Le pèlerinage, c’est le retour à notre origine. C’est la visite de l’antique maison, al-bayt al-‘atîq, qui est le lieu de toutes les convergences : géographique, symbolique et métaphysique, à l’endroit terrestre où tomba Adam lorsqu’il sortit du Paradis, avec la pierre céleste blanche que Gabriel lui confia. Sur cette terre sacrée, il construisit sa demeure pour s’y établir avec son épouse, y invoquer Dieu et fonder sa famille, son peuple et l’humanité. Là se trouvait le lieu de repos, de désaltération et d’installation d’Agar et son fils Ismaël, l’épouse égyptienne et le fils aîné d’Abraham qui errèrent assoiffés dans le désert. C’est ce lieu que Dieu désigna à Abraham pour y ériger à nouveau Sa Maison, bayt Allâh, à l’emplacement même où s’élevait la tente d’Adam. Destination de pèlerinage pour tous les peuples de la région jusqu’à l’époque de Muhammad, c’est sur cette terre sainte que celui-ci naquit et grandit, et où il reçut dans son cœur vierge, par l’intermédiaire de Gabriel, la descente, nuzûl, de la Parole divine sous la forme du Livre sacré, la révélation coranique. La Kaaba constitue enfin la direction géographique vers laquelle tous les musulmans de la terre se tournent pour accomplir leurs prières rituelles, et où ils doivent se rendrent pour le Hajj, au moins une fois dans leur vie, s’ils en ont la possibilité spirituelle et matérielle.

Cette convergence de différents ordres définit clairement un centre, comme l’indique d’ailleurs précisément le terme hajj en langue arabe, signifiant « voyager vers un but, vers un centre ». La vision du centre ne doit pas être envisagée de manière exclusive déniant cette même fonction centrale à d’autres espaces géographiques symboliques, tels que Jérusalem par exemple, qui revêtent les mêmes caractéristiques qui sont propres à tout lieu d’irruption et de conservation du sacré, dans l’économie spirituelle des civilisations et des traditions différentes. Il n’est pas inutile de rappeler, à cet égard, que les premiers musulmans, au tout début de la Révélation coranique, s’orientaient vers Jérusalem pour effectuer les prières rituelles. Ce n’est que bien plus tard, lors de l’installation du Prophète et des premiers croyants à Médine, que Dieu instaura, à travers la Révélation, une nouvelle orientation rituelle (qibla) : la « mosquée sacrée » (al-masjid al-harâm) où se dresse la Kaaba à La Mecque. Quoi qu’il en soit, que l’on ne s’y trompe pas, la véritable centralité et le véritable but de l’orientation ne sont autres que Dieu Lui-même, et l’on ne saurait enfermer Dieu en aucun lieu, bien que, comme Il le révèle dans une Tradition sainte (hadîth qudsî) : « Ni Mon ciel ni Ma terre ne Me contiennent, mais le cœur de Mon serviteur fidèle me contient. »

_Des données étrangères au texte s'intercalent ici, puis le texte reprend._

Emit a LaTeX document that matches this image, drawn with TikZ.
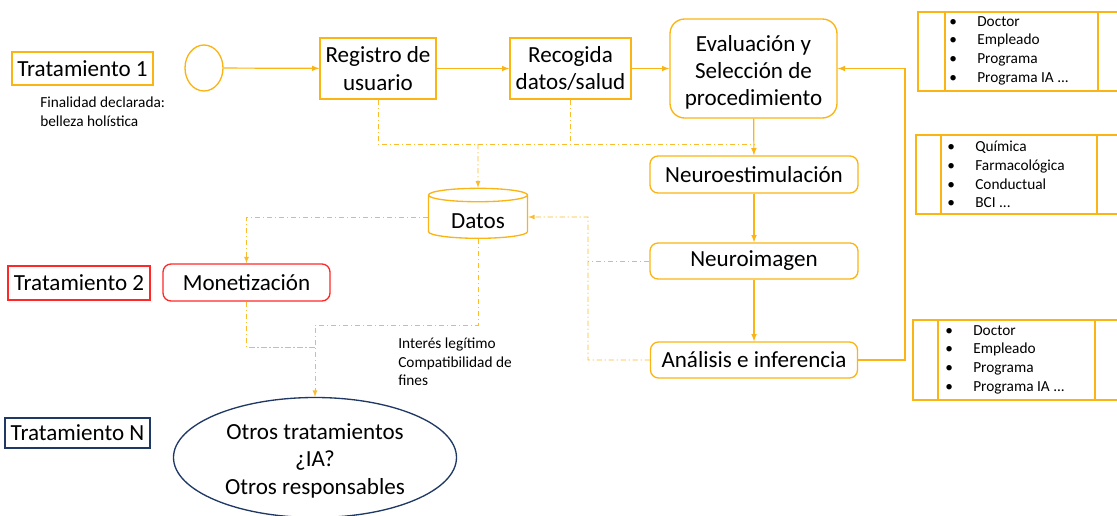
\documentclass[tikz,border=0pt]{standalone}
\usepackage{fontspec}
\setmainfont{Carlito}
\usetikzlibrary{arrows,shapes.geometric,calc}

\definecolor{oro}{RGB}{250,180,20}
\definecolor{rojo}{RGB}{255,40,40}
\definecolor{azul}{RGB}{32,56,100}

\newcommand{\grande}{\fontsize{17.3}{20.5}\selectfont}
\newcommand{\chico}{\fontsize{11.5}{14}\selectfont}
\newcommand{\punto}{\makebox[21pt][l]{\textbullet}}
\newcommand{\bajar}[2]{\raisebox{-#1}[\height][\depth]{\begin{tabular}{@{}c@{}}#2\end{tabular}}}

\begin{document}
\begin{tikzpicture}[>=latex,x=0.75pt,y=-0.75pt,
	caja/.style={draw=oro,line width=1pt,inner sep=0pt,align=center,font=\grande},
	redonda/.style={caja,rounded corners=6pt},
	flecha/.style={draw=oro,line width=0.9pt,->},
	puntos/.style={draw=oro!90,line width=0.7pt,dash pattern=on 4pt off 2pt on 1pt off 2pt},
	lista/.style={anchor=west,align=left,inner sep=0pt,font=\chico}]

\def\px{0.75pt}
\useasboundingbox (0,0) rectangle (1117,515);
\clip (0,0) rectangle (1117,515);

% tratamiento 1
\node[caja,minimum width=141*\px,minimum height=33*\px] (t1) at (82.5,68.5) {Tratamiento 1};
\node[lista] (fin) at (40,112) {Finalidad declarada:\\belleza holística};
\node[draw=oro,line width=1pt,ellipse,inner sep=0pt,minimum width=38*\px,minimum height=46*\px] (inicio) at (204,68) {};
\node[caja,minimum width=116*\px,minimum height=61*\px] (reg) at (378,68.5) {Registro de\\usuario};
\node[caja,minimum width=121*\px,minimum height=61*\px] (rec) at (570.5,68.5) {Recogida\\datos/salud};
\node[caja,rounded corners=11pt,minimum width=167*\px,minimum height=99*\px] (eval) at (753.5,68.5) {\bajar{3.5pt}{Evaluación y\\Selección de\\procedimiento}};
\node[redonda,minimum width=208*\px,minimum height=37*\px] (nest) at (754,174.5) {Neuroestimulación};
\node[redonda,minimum width=208*\px,minimum height=36*\px] (nimg) at (754,261) {Neuroimagen};
\node[redonda,minimum width=207*\px,minimum height=36*\px] (anal) at (754,360) {Análisis e inferencia};
\node[caja,cylinder,shape border rotate=90,aspect=0.25,minimum width=99*\px,minimum height=50*\px] (datos) at (478,217) {\raisebox{-3pt}[\height][\depth]{Datos}};

% tratamiento 2 y N
\node[caja,draw=rojo,minimum width=142*\px,minimum height=34*\px] (t2) at (79,283) {Tratamiento 2};
\node[redonda,draw=rojo,minimum width=167*\px,minimum height=37*\px] (mon) at (246.5,282.5) {Monetización};
\node[caja,draw=azul,minimum width=145*\px,minimum height=30*\px] (tn) at (77.5,433) {Tratamiento N};
\node[caja,draw=azul,ellipse,minimum width=283*\px,minimum height=120*\px] (otros) at (315,457.5) {\bajar{3pt}{Otros tratamientos\\¿IA?\\Otros responsables}};
\node[lista] (legit) at (398,362) {Interés legítimo\\Compatibilidad de\\fines};

% tablas
\foreach \xa/\xb/\xc/\ya/\yb in {918/945/1098/12/91,916/941/1097/135/214,913/938/1095/320/400}
	\draw[oro,line width=1pt] (\xa,\ya) rectangle (1130,\yb) (\xb,\ya) -- (\xb,\yb) (\xc,\ya) -- (\xc,\yb);
\node[lista] (rol1) at (949,50.5) {\punto Doctor\\\punto Empleado\\\punto Programa\\\punto Programa IA ...};
\node[lista] (tipo) at (947,174.5) {\punto Química\\\punto Farmacológica\\\punto Conductual\\\punto BCI ...};
\node[lista] (rol2) at (945,359.5) {\punto Doctor\\\punto Empleado\\\punto Programa\\\punto Programa IA ...};

% flujo principal
\draw[flecha] (inicio) -- (reg);
\draw[flecha] (reg) -- (rec);
\draw[flecha] (rec) -- (eval);
\draw[flecha] (eval) -- (nest);
\draw[flecha] (nest) -- (nimg);
\draw[flecha] (nimg) -- (anal);
\coordinate (vuelta) at (905,360);
\draw[flecha] (anal) -- (vuelta) |- (eval);

% flujo de datos
\coordinate (cruce) at (754,144);
\coordinate (baja) at (315,325);
\coordinate (junta) at (315,347);
\coordinate (lado) at (588,217);
\draw[puntos] (reg) |- (cruce);
\draw[puntos] (rec) -- (rec |- cruce);
\draw[puntos,->] (datos |- cruce) -- (datos);
\draw[puntos,->] (datos) -| (mon);
\draw[puntos,->] (datos) |- (baja) -- (otros);
\draw[puntos] (mon) |- (junta);
\draw[puntos,->] (anal) -| (lado) -- (datos);
\draw[puntos] (nimg) -- (nimg -| lado);

\end{tikzpicture}
\end{document}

Cette centralité et cette essentialité, tous les pèlerins qui se rendent à La Mecque la ressentent intimement, avant même d’y parvenir, notamment lorsqu’ils doivent formuler en un lieu et à un moment bien précis leur intention d’accomplir le Hajj, juste au moment où ils quittent, pour les hommes, leurs habitudes avec leurs vêtements de tous les jours, pour revêtir l’izâr enserrant la taille jusqu’au genoux, et le ridâ’ recouvrant les épaules, les deux pièces d’étoffes blanches, rectangulaires et sans couture, tel le linceul. Les pèlerines, quant à elles, gardent leurs vêtements traditionnels habituels, sous réserve qu’elles ne doivent voiler ni leur visage, ni leurs mains. C’est ainsi que tous rentrent en état de sacralisation (ihrâm), et commencent à répéter l’antique formule Labbayka Allâhumma Labbayk, qui était déjà prononcée par les pèlerins avant l’avènement de l’Islam : « Me voici à Toi, Ô mon Dieu, me voici ! »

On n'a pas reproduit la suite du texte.